[There are quite a few images in this one so you might want to load them up!]
Last episode I finished up by mentioning Gabrielle Zevin’s Tommorrow and Tommorrow and Tomorrow. R is now reading it and if I didn’t convince you last episode, go get a copy. I’ve been thinking about it a lot as I’ve been on my adventure to ICOM in Prague and beyond. The main story follows the relationship between two programmer/artists drawn to making games. It’s a lot more than that but as I wrote in the last episode, it captures the tensions of creative collaborations in your 20s and 30s really well. Where those tensions play out, and the specifics of the communities involved, is very important.
When I was talking about my travel itinerary to people, they would always ask ‘why are you going to Bratislava?!’. First I'd say that I wanted begin to understand different game-making cultures and cultural contexts for creative production.

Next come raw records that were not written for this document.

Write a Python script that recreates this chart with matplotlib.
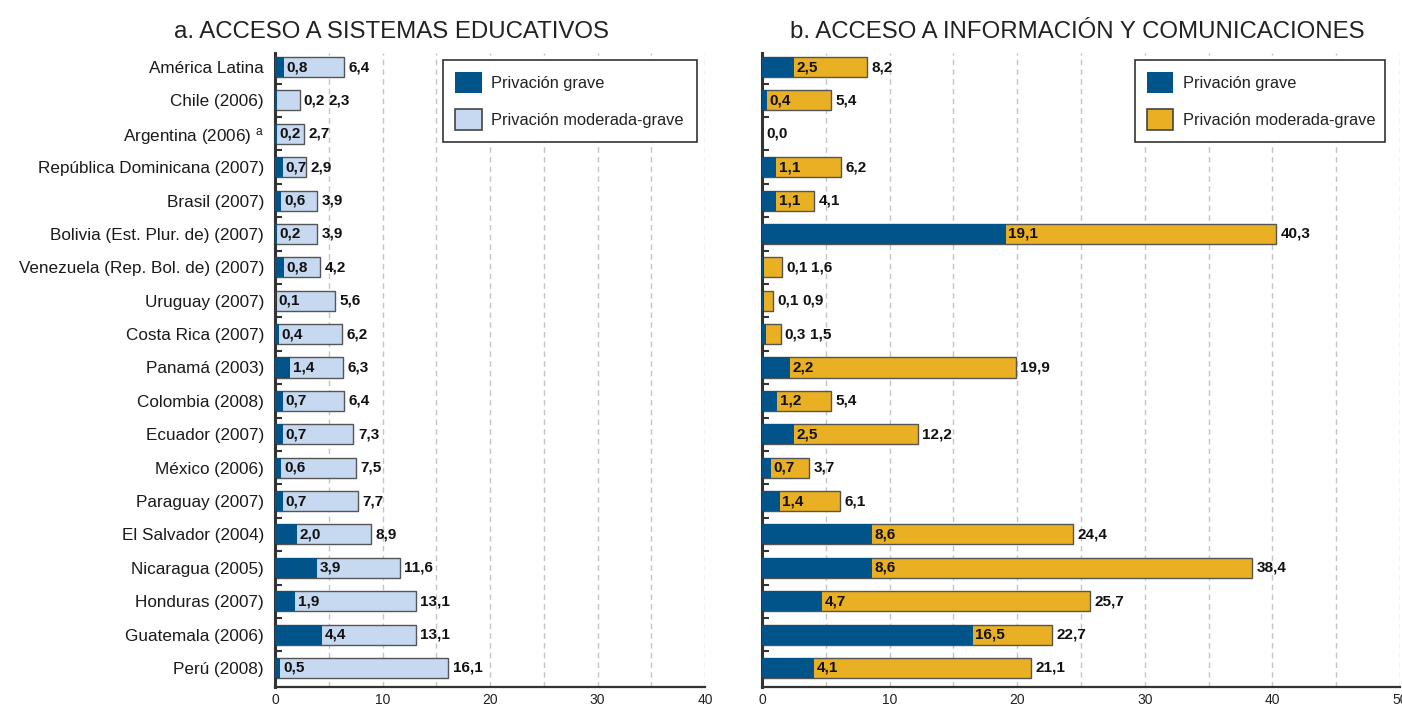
import matplotlib
matplotlib.use("Agg")
import matplotlib.pyplot as plt
from matplotlib.patches import Patch
import numpy as np

plt.rcParams['font.family'] = ['Liberation Sans', 'DejaVu Sans']
plt.rcParams['mathtext.default'] = 'regular'

# ---------------- data ----------------
categories = [
    "América Latina", "Chile (2006)", "Argentina (2006) $^{a}$",
    "República Dominicana (2007)", "Brasil (2007)",
    "Bolivia (Est. Plur. de) (2007)", "Venezuela (Rep. Bol. de) (2007)",
    "Uruguay (2007)", "Costa Rica (2007)", "Panamá (2003)",
    "Colombia (2008)", "Ecuador (2007)", "México (2006)",
    "Paraguay (2007)", "El Salvador (2004)", "Nicaragua (2005)",
    "Honduras (2007)", "Guatemala (2006)", "Perú (2008)",
]

edu_grave = [0.8, 0.2, 0.2, 0.7, 0.6, 0.2, 0.8, 0.1, 0.4, 1.4,
             0.7, 0.7, 0.6, 0.7, 2.0, 3.9, 1.9, 4.4, 0.5]
edu_moderate = [6.4, 2.3, 2.7, 2.9, 3.9, 3.9, 4.2, 5.6, 6.2, 6.3,
                6.4, 7.3, 7.5, 7.7, 8.9, 11.6, 13.1, 13.1, 16.1]

info_grave = [2.5, 0.4, 0.0, 1.1, 1.1, 19.1, 0.1, 0.1, 0.3, 2.2,
              1.2, 2.5, 0.7, 1.4, 8.6, 8.6, 4.7, 16.5, 4.1]
info_moderate = [8.2, 5.4, 0.0, 6.2, 4.1, 40.3, 1.6, 0.9, 1.5, 19.9,
                 5.4, 12.2, 3.7, 6.1, 24.4, 38.4, 25.7, 22.7, 21.1]

x_ticks_a = [0, 10, 20, 30, 40]
x_ticks_b = [0, 10, 20, 30, 40, 50]

title_a = "a. ACCESO A SISTEMAS EDUCATIVOS"
title_b = "b. ACCESO A INFORMACIÓN Y COMUNICACIONES"
legend_labels = ["Privación grave", "Privación moderada-grave"]

# ---------------- style ----------------
DARK = "#00548a"
LIGHT = "#c6d9f1"
GOLD = "#e8b022"
EDGE = "#555555"
SPINE = "#333333"
GRID = "#c4c4c4"

W, H, DPI = 14.02, 7.04, 100
fig = plt.figure(figsize=(W, H), dpi=DPI)

top_px, bot_px = 53, 687
ax_a = fig.add_axes([275 / 1402, 1 - bot_px / 704, 430 / 1402, (bot_px - top_px) / 704])
ax_b = fig.add_axes([762 / 1402, 1 - bot_px / 704, 638 / 1402, (bot_px - top_px) / 704])

y = np.arange(len(categories))
BAR_H = 0.6


def fmt(v):
    return f"{v:.1f}".replace(".", ",")


def setup(ax, xmax, ticks, show_labels):
    ax.set_xlim(0, xmax)
    ax.set_ylim(18.57, -0.42)
    for s in ("top", "right"):
        ax.spines[s].set_visible(False)
    ax.spines["left"].set_linewidth(2.2)
    ax.spines["left"].set_color(SPINE)
    ax.spines["bottom"].set_linewidth(1.6)
    ax.spines["bottom"].set_color(SPINE)
    for gx in np.arange(5, xmax + 0.1, 5):
        ax.axvline(gx, color=GRID, lw=1.0, dashes=(4, 3), zorder=0)
    ax.set_xticks(ticks)
    ax.set_xticklabels([str(t) for t in ticks])
    ax.tick_params(axis="x", length=0, pad=4, labelsize=10, colors="#222222")
    ax.set_xticks([xmax], minor=True)
    ax.tick_params(axis="x", which="minor", direction="in", length=6,
                   width=1.5, color=SPINE)
    ax.set_yticks(y)
    if show_labels:
        ax.set_yticklabels(categories)
    else:
        ax.set_yticklabels([])
    ax.tick_params(axis="y", length=0, pad=8, labelsize=12.3, colors="#1a1a1a")
    ax.set_yticks(y[:-1] + 0.5, minor=True)
    ax.tick_params(axis="y", which="minor", direction="in", length=5,
                   width=1.5, color=SPINE)


def bars(ax, grave, mod, mod_color):
    ax.barh(y, mod, height=BAR_H, color=mod_color, edgecolor=EDGE,
            linewidth=1.0, zorder=2)
    ax.barh(y, grave, height=BAR_H, color=DARK, edgecolor="none",
            linewidth=0, zorder=3)


setup(ax_a, 40, x_ticks_a, True)
setup(ax_b, 50, x_ticks_b, False)
bars(ax_a, edu_grave, edu_moderate, LIGHT)
bars(ax_b, info_grave, info_moderate, GOLD)

# legends
for ax, col, bbox in ((ax_a, LIGHT, (0.391, 0.5, 0.591, 0.489)),
                      (ax_b, GOLD, (0.584, 0.5, 0.392, 0.489))):
    handles = [Patch(facecolor=DARK, edgecolor="none"),
               Patch(facecolor=col, edgecolor="#444444", linewidth=1.2)]
    leg = ax.legend(handles, legend_labels, loc="upper left",
                    bbox_to_anchor=bbox, mode="expand", borderaxespad=0,
                    fontsize=11.8, handlelength=1.6, handleheight=1.6,
                    handletextpad=0.6, labelspacing=0.95, borderpad=0.75,
                    fancybox=False, framealpha=1, edgecolor="#333333")
    leg.get_frame().set_linewidth(1.2)
    for t in leg.get_texts():
        t.set_color("#222222")

# titles
fig.text(392 / 1402, 1 - 32 / 704, title_a, ha="center", va="center",
         fontsize=17.3, color="#222222")
fig.text(1077 / 1402, 1 - 32 / 704, title_b, ha="center", va="center",
         fontsize=17.3, color="#222222")

# value labels
fig.canvas.draw()
r = fig.canvas.get_renderer()
PAD_G = 1.8    # points after the grave bar
PAD_T = 3.2    # points after the total bar
GAP = 3.0      # points between two labels placed side by side
TOL = 1.9      # pixels
lab_kw = dict(textcoords="offset points", ha="left", va="center",
              fontsize=11, fontweight="bold", color="#111111", zorder=5)

for ax, grave, mod in ((ax_a, edu_grave, edu_moderate),
                       (ax_b, info_grave, info_moderate)):
    for i, (g, m) in enumerate(zip(grave, mod)):
        if m == 0:
            ax.annotate(fmt(m), xy=(m, i), xytext=(PAD_T, 0), **lab_kw)
            continue
        tg = ax.annotate(fmt(g), xy=(g, i), xytext=(PAD_G, 0), **lab_kw)
        bb = tg.get_window_extent(r)
        g_px = ax.transData.transform((g, i))[0]
        end_px = ax.transData.transform((m, i))[0]
        if end_px - g_px < bb.width + TOL:
            tg.xy = (m, i)
            tg.xyann = (PAD_T - 0.7, 0)
            w_pt = bb.width * 72.0 / DPI
            ax.annotate(fmt(m), xy=(m, i), xytext=(PAD_T - 0.7 + w_pt + GAP, 0), **lab_kw)
        else:
            ax.annotate(fmt(m), xy=(m, i), xytext=(PAD_T, 0), **lab_kw)

fig.savefig("out.png", dpi=DPI)
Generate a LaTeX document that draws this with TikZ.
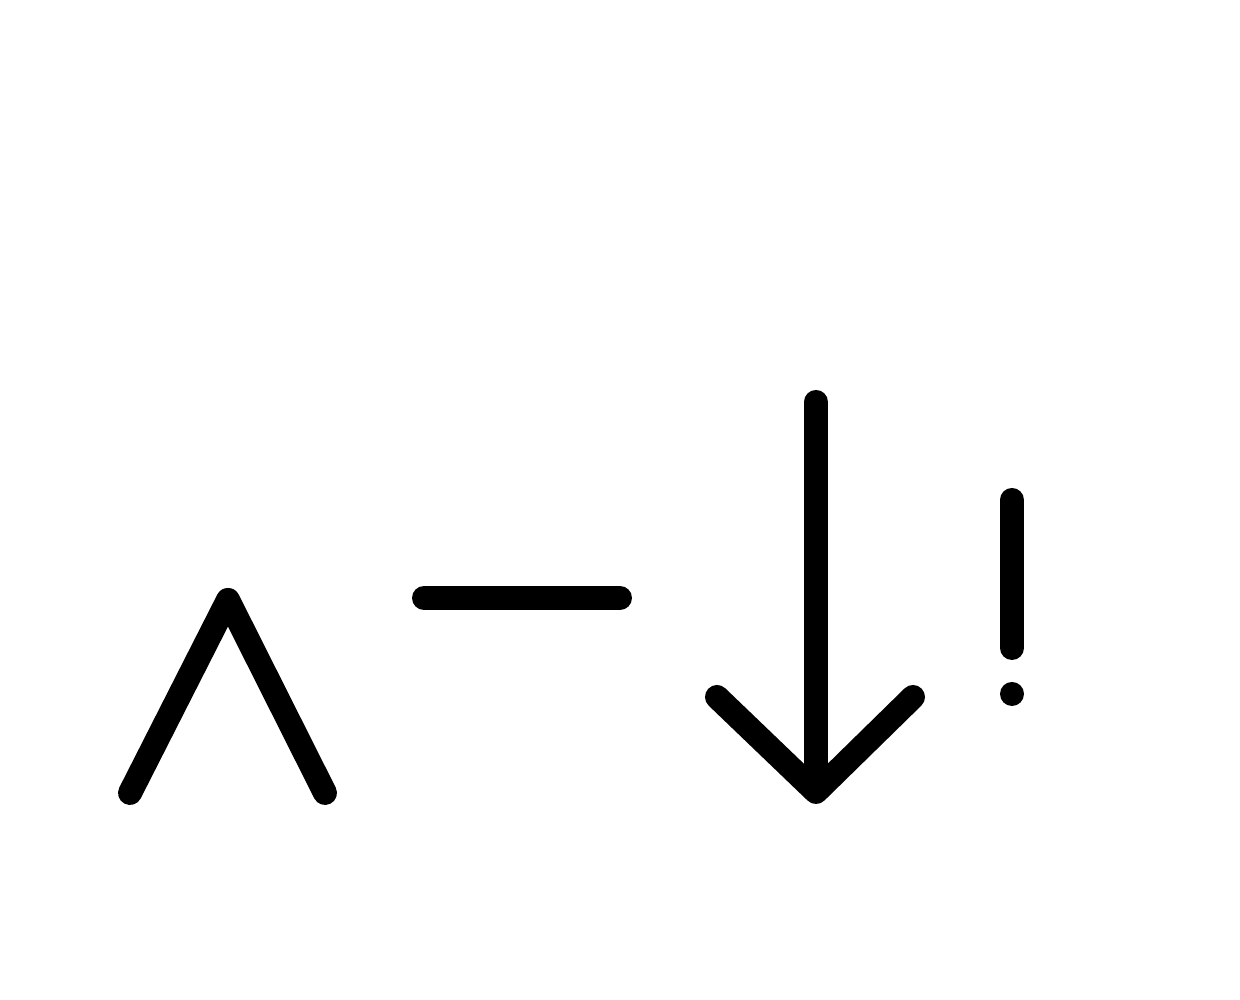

Then I would tell them the story of a little collection of games that had been preserved, and now even translated/localized and playable online.
Courtesy of newsletter reader Michal Čudrnák, I got a private view inside the Slovak Design Museum stores. And inside the cupboards that house the rare hardware, software, and self-published magazines from the 1980s Slovak computer game scene. Maroš Brojo who is now the head of the Slovak Game Developers Association also happens to be the curator and conservator behind these items and listening to him talk about the challenges faced by game makers as the Iron Curtain fell was really inspiring. All the well funded institutions I have worked for have also struggled with cataloguing, preserving, and researching their technology collections - this is that multiplied many fold.